The Dangote Petroleum Refinery has clarified that its recent decision to scale down crude oil inflows is a deliberate, strategic response to ongoing fluctuations in global crude prices and domestic market dynamics. The management emphasized that the measure is aimed at ensuring operational efficiency and sustainability amid the current volatility in the oil market.
According to industry sources, the refinery’s temporary reduction in crude intake is not a sign of production setback but rather a calculated adjustment to align processing volumes with evolving market conditions. This comes as global oil prices have witnessed oscillations in recent weeks, influenced by factors such as geopolitical tensions, production cuts by OPEC+, and varying global demand levels.
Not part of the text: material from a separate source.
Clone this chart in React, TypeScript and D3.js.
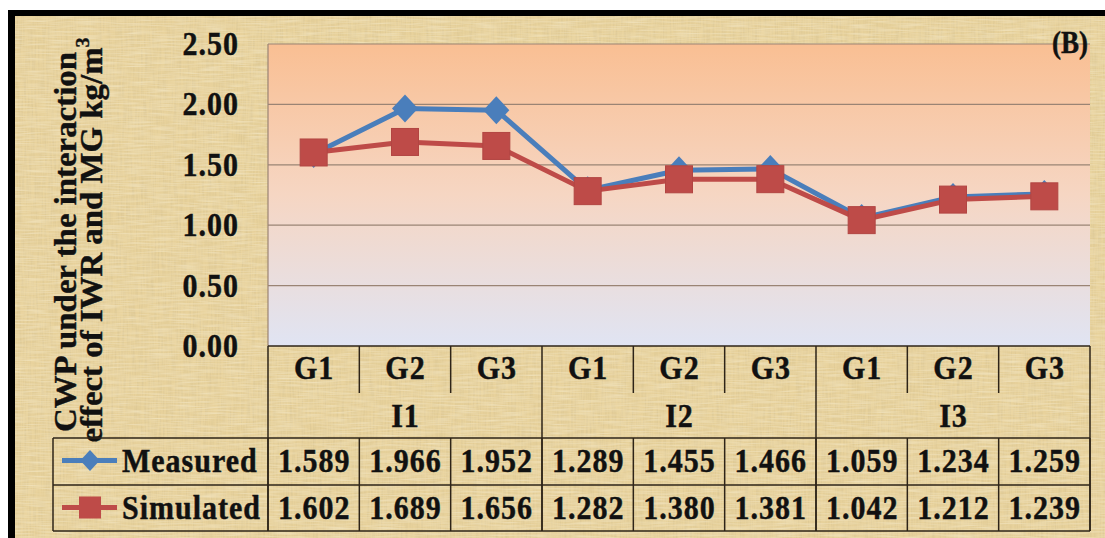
import React from "react";
import * as d3 from "d3";

const groups = ["I1", "I2", "I3"];
const subCats = ["G1", "G2", "G3"];
const categories = groups.flatMap((g) => subCats.map((s) => `${g}-${s}`));
const measured = [1.589, 1.966, 1.952, 1.289, 1.455, 1.466, 1.059, 1.234, 1.259];
const simulated = [1.602, 1.689, 1.656, 1.282, 1.38, 1.381, 1.042, 1.212, 1.239];
const yTicks = [0, 0.5, 1.0, 1.5, 2.0, 2.5];
const seriesNames = ["Measured", "Simulated"];
const titleLines = ["CWP under the interaction", "effect of IWR and MG kg/m"];
const panelLabel = "(B)";

const W = 1105;
const H = 538;
const plotL = 268;
const plotR = 1090;
const plotT = 44;
const plotB = 346;
const gRowB = 393;
const tableT = 438;
const rowMid = 485;
const tableB = 531;
const tableL = 53;

const FONT = "'Liberation Serif', 'Times New Roman', serif";
const BLUE = "#4A7EBB";
const RED = "#BE4B48";
const LINEC = "#2E2418";
const SY = 1.15;

function T(props: { x: number; y: number; anchor?: string; size?: number; ls?: number; children: React.ReactNode }) {
  const { x, y, anchor = "start", size = 30, ls = 1, children } = props;
  const shift = anchor === "middle" ? ls / 2 : anchor === "end" ? ls : 0;
  return (
    <text
      transform={`translate(${x + shift},${y}) scale(1,${SY})`}
      textAnchor={anchor}
      fontSize={size}
      letterSpacing={ls}
      fill="#111"
      stroke="#111"
      strokeWidth={0.4}
    >
      {children}
    </text>
  );
}

export default function App() {
  const x = d3.scaleBand<string>().domain(categories).range([plotL, plotR]).padding(0);
  const y = d3.scaleLinear().domain([0, 2.5]).range([plotB, plotT]);
  const bw = x.bandwidth();
  const cx = (c: string) => (x(c) as number) + bw / 2;
  const line = d3
    .line<number>()
    .x((_, i) => cx(categories[i]))
    .y((d) => y(d));
  const fmt = d3.format(".2f");
  const fmt3 = d3.format(".3f");

  const diamond = (px: number, py: number, s = 1) =>
    `M${px},${py - 14 * s}L${px + 13 * s},${py}L${px},${py + 14 * s}L${px - 13 * s},${py}Z`;
  const sq = 27;

  const cellEdges = categories.map((c) => x(c) as number).concat([plotR]);

  return (
    <svg
      width={W}
      height={H}
      style={{ position: "absolute", left: 0, top: 0 }}
      fontFamily={FONT}
      fontWeight="bold"
    >
      <defs>
        <linearGradient id="plotbg" x1="0" y1="0" x2="0" y2="1">
          <stop offset="0%" stopColor="#F9BF93" />
          <stop offset="50%" stopColor="#F6D6C3" />
          <stop offset="100%" stopColor="#E0E4F3" />
        </linearGradient>
        <filter id="paper" x="0" y="0" width="100%" height="100%">
          <feTurbulence type="fractalNoise" baseFrequency="0.6 0.04" numOctaves={2} seed={3} result="n1" />
          <feColorMatrix
            in="n1"
            type="matrix"
            values="0 0 0 0 0.62  0 0 0 0 0.50  0 0 0 0 0.26  1.3 0 0 0 -0.45"
            result="c1"
          />
          <feTurbulence type="fractalNoise" baseFrequency="0.04 0.6" numOctaves={2} seed={7} result="n2" />
          <feColorMatrix
            in="n2"
            type="matrix"
            values="0 0 0 0 0.98  0 0 0 0 0.93  0 0 0 0 0.76  1.3 0 0 0 -0.5"
            result="c2"
          />
          <feMerge>
            <feMergeNode in="c1" />
            <feMergeNode in="c2" />
          </feMerge>
        </filter>
      </defs>

      <rect x={0} y={0} width={W} height={H} fill="#ffffff" />
      <rect x={8} y={10} width={W - 8} height={H - 10} fill="#E8D29C" />
      <rect x={8} y={10} width={W - 8} height={H - 10} filter="url(#paper)" opacity={0.6} />
      {/* black frame top & left */}
      <rect x={8} y={10} width={W - 8} height={6} fill="#000" />
      <rect x={8} y={10} width={7} height={H - 10} fill="#000" />

      {/* plot area */}
      <rect x={plotL} y={plotT} width={plotR - plotL} height={plotB - plotT} fill="url(#plotbg)" />
      {yTicks
        .filter((t) => t > 0 && t < 2.5)
        .map((t) => (
          <line key={t} x1={plotL} x2={plotR} y1={y(t)} y2={y(t)} stroke="#9A8474" strokeWidth={1.2} />
        ))}
      <line x1={plotL} x2={plotR} y1={plotT} y2={plotT} stroke="#9A8474" strokeWidth={1.2} />
      <line x1={plotL} x2={plotL} y1={plotT} y2={plotB} stroke="#9A8474" strokeWidth={1.2} />

      {/* y tick labels */}
      {yTicks.map((t) => (
        <T key={t} x={238} y={y(t) + 11} anchor="end">
          {fmt(t)}
        </T>
      ))}

      {/* y title */}
      <g transform="translate(76,242) rotate(-90) scale(1.06,1)">
        <text x={0} y={0} textAnchor="middle" fontSize={31} fill="#111" stroke="#111" strokeWidth={0.4}>
          {titleLines[0]}
        </text>
      </g>
      <g transform="translate(102,240) rotate(-90) scale(1.06,1)">
        <text x={0} y={0} textAnchor="middle" fontSize={31} fill="#111" stroke="#111" strokeWidth={0.4}>
          {titleLines[1]}
          <tspan dy={-13} fontSize={19}>
            3
          </tspan>
        </text>
      </g>

      {/* panel label */}
      <T x={1088} y={53} anchor="end" size={27} ls={0}>
        {panelLabel}
      </T>

      {/* series lines */}
      <path d={line(measured) || ""} fill="none" stroke={BLUE} strokeWidth={5} strokeLinejoin="round" />
      {measured.map((v, i) => (
        <path key={`m${i}`} d={diamond(cx(categories[i]), y(v))} fill={BLUE} />
      ))}
      <path d={line(simulated) || ""} fill="none" stroke={RED} strokeWidth={5} strokeLinejoin="round" />
      {simulated.map((v, i) => (
        <rect
          key={`s${i}`}
          x={cx(categories[i]) - sq / 2}
          y={y(v) - sq / 2}
          width={sq}
          height={sq}
          fill={RED}
          stroke="#B24542"
          strokeWidth={1}
        />
      ))}

      {/* category axis */}
      <line x1={plotL} x2={plotR} y1={plotB} y2={plotB} stroke={LINEC} strokeWidth={1.5} />
      {categories.map((c, i) => (
        <T key={c} x={cx(c)} y={379} anchor="middle">
          {subCats[i % 3]}
        </T>
      ))}
      {groups.map((g, gi) => {
        const a = x(categories[gi * 3]) as number;
        return (
          <T key={g} x={a + (bw * 3) / 2} y={427} anchor="middle">
            {g}
          </T>
        );
      })}
      {cellEdges.map((e, i) => {
        const full = i % 3 === 0;
        return (
          <line
            key={`v${i}`}
            x1={e}
            x2={e}
            y1={plotB}
            y2={full ? tableB : gRowB}
            stroke={LINEC}
            strokeWidth={1.5}
          />
        );
      })}
      {/* data table */}
      {cellEdges.map((e, i) => (
        <line key={`t${i}`} x1={e} x2={e} y1={tableT} y2={tableB} stroke={LINEC} strokeWidth={1.5} />
      ))}
      <line x1={tableL} x2={tableL} y1={tableT} y2={tableB} stroke={LINEC} strokeWidth={1.5} />
      {[tableT, rowMid, tableB].map((yy) => (
        <line key={yy} x1={tableL} x2={plotR} y1={yy} y2={yy} stroke={LINEC} strokeWidth={1.5} />
      ))}

      {[measured, simulated].map((arr, r) => {
        const top = r === 0 ? tableT : rowMid;
        const mid = top + (rowMid - tableT) / 2;
        return (
          <g key={`row${r}`}>
            <line x1={62} x2={117} y1={mid - 1} y2={mid - 1} stroke={r === 0 ? BLUE : RED} strokeWidth={5} />
            {r === 0 ? (
              <path d={diamond(90, mid - 1, 0.75)} fill={BLUE} />
            ) : (
              <rect x={79} y={mid - 12} width={22} height={22} fill={RED} />
            )}
            <T x={122} y={top + 34}>
              {seriesNames[r]}
            </T>
            {arr.map((v, i) => (
              <T key={i} x={cx(categories[i])} y={top + 34} anchor="middle">
                {fmt3(v)}
              </T>
            ))}
          </g>
        );
      })}
    </svg>
  );
}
A statement from the Dangote Group noted that the decision was informed by the refinery’s commitment to maintaining competitive pricing and ensuring that Nigeria’s downstream sector remains stable. The company reiterated that the refinery remains fully operational and continues to supply refined petroleum products, including diesel, aviation fuel, and naphtha, to the domestic and regional markets.
“The Dangote Refinery operates with a flexible system that allows us to adjust our crude intake depending on prevailing market realities. Our focus is on achieving efficiency, quality, and affordability in fuel production for Nigeria and the broader African market,” the statement read.
Industry analysts believe that the refinery’s move demonstrates prudent risk management and market responsiveness. They explained that by moderating crude intake, the company can avoid overexposure to price fluctuations, manage inventory effectively, and preserve profitability in the face of unstable global crude benchmarks.
“The refinery’s decision to adjust intake volumes is a reflection of market intelligence. It’s not unusual for large refineries to calibrate operations to align with price trends. Dangote Refinery’s flexibility is a positive indicator of its operational maturity,” said energy economist, Dr. Emmanuel Adigwe.
He further observed that the refinery’s cautious approach could help stabilize domestic fuel prices and reduce pressure on the naira, especially as the facility plays a growing role in Nigeria’s energy balance and foreign exchange conservation efforts.
Dangote Refinery, Africa’s largest single-train refining complex, began operations earlier this year with a capacity to process 650,000 barrels of crude per day. The facility was designed to meet Nigeria’s entire refined product needs and export surplus to regional markets. Since its commencement, it has supplied premium motor spirit (PMS), diesel, and aviation fuel to local marketers, significantly reducing Nigeria’s dependence on imported refined products.
The refinery’s latest decision also coincides with global economic uncertainties and fluctuating demand patterns, particularly as some economies tighten monetary policies and energy consumption adjusts to slower growth projections. Crude prices have been hovering between $80 and $90 per barrel in recent weeks, prompting refiners worldwide to adopt cautious operational strategies.
In addition to managing its crude inflows, Dangote Refinery has also been engaging with local crude producers to enhance supply stability under mutually beneficial pricing agreements. Sources close to the company indicate that the refinery remains committed to sourcing most of its feedstock domestically, supporting Nigeria’s upstream sector while ensuring supply chain efficiency.
Meanwhile, the Nigerian Midstream and Downstream Petroleum Regulatory Authority (NMDPRA) has commended the refinery’s strategic approach, noting that such flexibility strengthens resilience within the country’s petroleum value chain. The agency also assured that it is working closely with the refinery to ensure uninterrupted production and supply of refined products.
Energy policy expert, Mrs. Amina Sani, said the refinery’s decision should be seen as a proactive measure rather than a disruption. “Dangote Refinery’s operational choices are data-driven. The ability to modulate crude intake reflects a sophisticated understanding of market economics and underscores the facility’s long-term sustainability,” she explained.
Despite the temporary adjustment in crude inflows, the refinery continues to attract international attention for its transformative potential in Africa’s energy sector. Experts predict that once market conditions stabilize, Dangote Refinery will ramp up production again to optimal capacity, further consolidating Nigeria’s position as a refining hub on the continent.
As the refinery continues to navigate global market dynamics, its management reiterated a commitment to transparency, efficiency, and contribution to national economic growth. The company assured that its operational strategies would continue to prioritize energy security, affordability, and stability in the Nigerian fuel market.
With the refinery’s strong performance track record and its adaptive approach to market fluctuations, stakeholders remain optimistic that Dangote Refinery will maintain its leadership role in redefining Africa’s downstream oil landscape.